In a mostly silent clubhouse, Manager Ron Gardenhire wasn't thinking about Sexson's home run as much as a failed sacrifice bunt attempt by Nick Punto in the ninth.

It was 3-3 when Jason Tyner led off the inning with a single against Mariners closer J.J. Putz.

Punto flailed at one bunt attempt, took a called strike and then popped a third attempt foul for a glaring strikeout.

"Sometimes the mind is a dangerous thing in this game," Gardenhire said. "Guys just try to do funny things at different times. With Nicky there, it's a sacrifice bunt, and it looks like he's trying to drag bunt. Square around, get the ball on the ground, and make them make a play. That's just your mind getting in the way there."

Gardenhire said he sent Luis Rodriguez to pinch hit for Alexi Casilla because Rodriguez was 1-for-2 for his career against Putz and the switch-hitting Casilla has been struggling from the left side, batting, .241.

Rodriguez hit a soft liner to left, and Jason Bartlett fouled out to the catcher, ending the inning, and setting the stage for Sexson's heroics.

The Twins were 2-for-8 with runners in scoring position, and both hits came from Joe Mauer.

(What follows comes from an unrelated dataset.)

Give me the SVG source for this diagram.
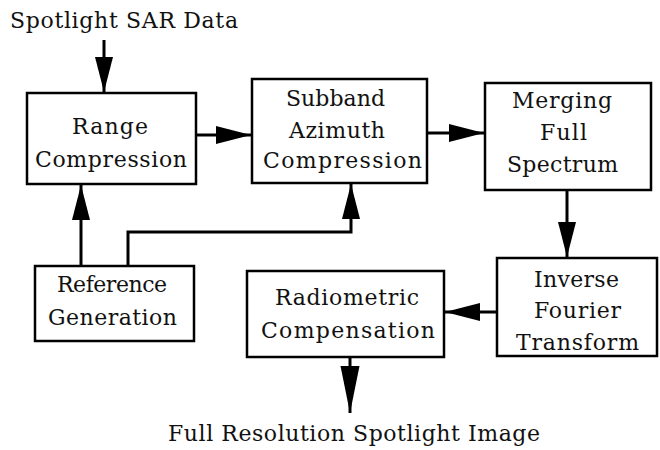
<svg xmlns="http://www.w3.org/2000/svg" width="660" height="450" viewBox="0 0 660 450">
<style>
.box{fill:#fff;stroke:#000;stroke-width:2.5}
.t{font-family:"DejaVu Serif","Liberation Serif",serif;font-size:22px;fill:#111}
.c{fill:none;stroke:#000;stroke-width:3}
</style>
<defs>
<marker id="ah" markerUnits="userSpaceOnUse" markerWidth="36" markerHeight="20" refX="35" refY="9" orient="auto">
<path d="M0,0 L35,9 L0,18 z" fill="#000"/>
</marker>
<marker id="ahl" markerUnits="userSpaceOnUse" markerWidth="48" markerHeight="20" refX="47" refY="9.5" orient="auto">
<path d="M0,0 L47,9.5 L0,19 z" fill="#000"/>
</marker>
</defs>
<rect width="660" height="450" fill="#fff"/>
<g id="connectors">
<line class="c" x1="104" y1="40" x2="104" y2="92" marker-end="url(#ah)"/>
<line class="c" x1="196" y1="135" x2="251" y2="135" marker-end="url(#ah)"/>
<line class="c" x1="427" y1="133" x2="484" y2="133" marker-end="url(#ah)"/>
<line class="c" x1="567" y1="190" x2="567" y2="257" marker-end="url(#ah)"/>
<line class="c" x1="497" y1="312" x2="445" y2="312" marker-end="url(#ah)"/>
<line class="c" x1="350" y1="357" x2="350" y2="413" marker-end="url(#ahl)"/>
<line class="c" x1="81" y1="266" x2="81" y2="185" marker-end="url(#ah)"/>
<path class="c" d="M128,266 V232 H351 V184" marker-end="url(#ah)"/>
</g>
<g id="input-label">
<text class="t" x="10" y="28" textLength="228">Spotlight SAR Data</text>
</g>
<g id="range-compression">
<rect class="box" x="27" y="93" width="169" height="91"/>
<text class="t" x="72" y="134" textLength="76">Range</text>
<text class="t" x="35" y="167" textLength="152">Compression</text>
</g>
<g id="subband-azimuth">
<rect class="box" x="252" y="79" width="175" height="104"/>
<text class="t" x="286" y="106" textLength="99">Subband</text>
<text class="t" x="289" y="138" textLength="96">Azimuth</text>
<text class="t" x="263" y="168" textLength="159">Compression</text>
</g>
<g id="merging">
<rect class="box" x="485" y="83" width="166" height="107"/>
<text class="t" x="512" y="108" textLength="100">Merging</text>
<text class="t" x="540" y="140" textLength="47">Full</text>
<text class="t" x="507" y="172" textLength="111">Spectrum</text>
</g>
<g id="inverse-fourier">
<rect class="box" x="497" y="258" width="160" height="98"/>
<text class="t" x="534" y="287" textLength="85">Inverse</text>
<text class="t" x="534" y="318" textLength="87">Fourier</text>
<text class="t" x="516" y="350" textLength="123">Transform</text>
</g>
<g id="radiometric">
<rect class="box" x="247" y="271" width="197" height="86"/>
<text class="t" x="275" y="305" textLength="144">Radiometric</text>
<text class="t" x="261" y="338" textLength="174">Compensation</text>
</g>
<g id="reference-generation">
<rect class="box" x="35" y="266" width="159" height="75"/>
<text class="t" x="57" y="292" textLength="110">Reference</text>
<text class="t" x="48" y="325" textLength="129">Generation</text>
</g>
<g id="output-label">
<text class="t" x="168" y="441" textLength="372">Full Resolution Spotlight Image</text>
</g>
</svg>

But even he had a slip-up. After hitting the two-out, run-scoring double that tied the score in the seventh, Mauer tried stretching the hit into a triple. Mariners left fielder Adam Jones had crashed into a wall and fallen halfway into the stands, but he got up and threw out Mauer easily.

"It's right in front of [Mauer]; he just got overzealous there," Gardenhire said. "I think he saw the guy in the stands, thinking he had a shot, but that's a little overzealous with two outs, you can't make the third out [at third].

"That's what I'm talking about. With Torii [Hunter] coming up, you just need to probably stay there. We're trying too hard. That's what we've been doing, trying too hard, and we end up making some silly plays."

Sizing up the mood, Hunter said, "I don't know what's wrong, don't know what happened. Don't know if it was [trading] Luis Castillo, or the comments from Johan, or what. But something negative has hit this clubhouse. Something's not right."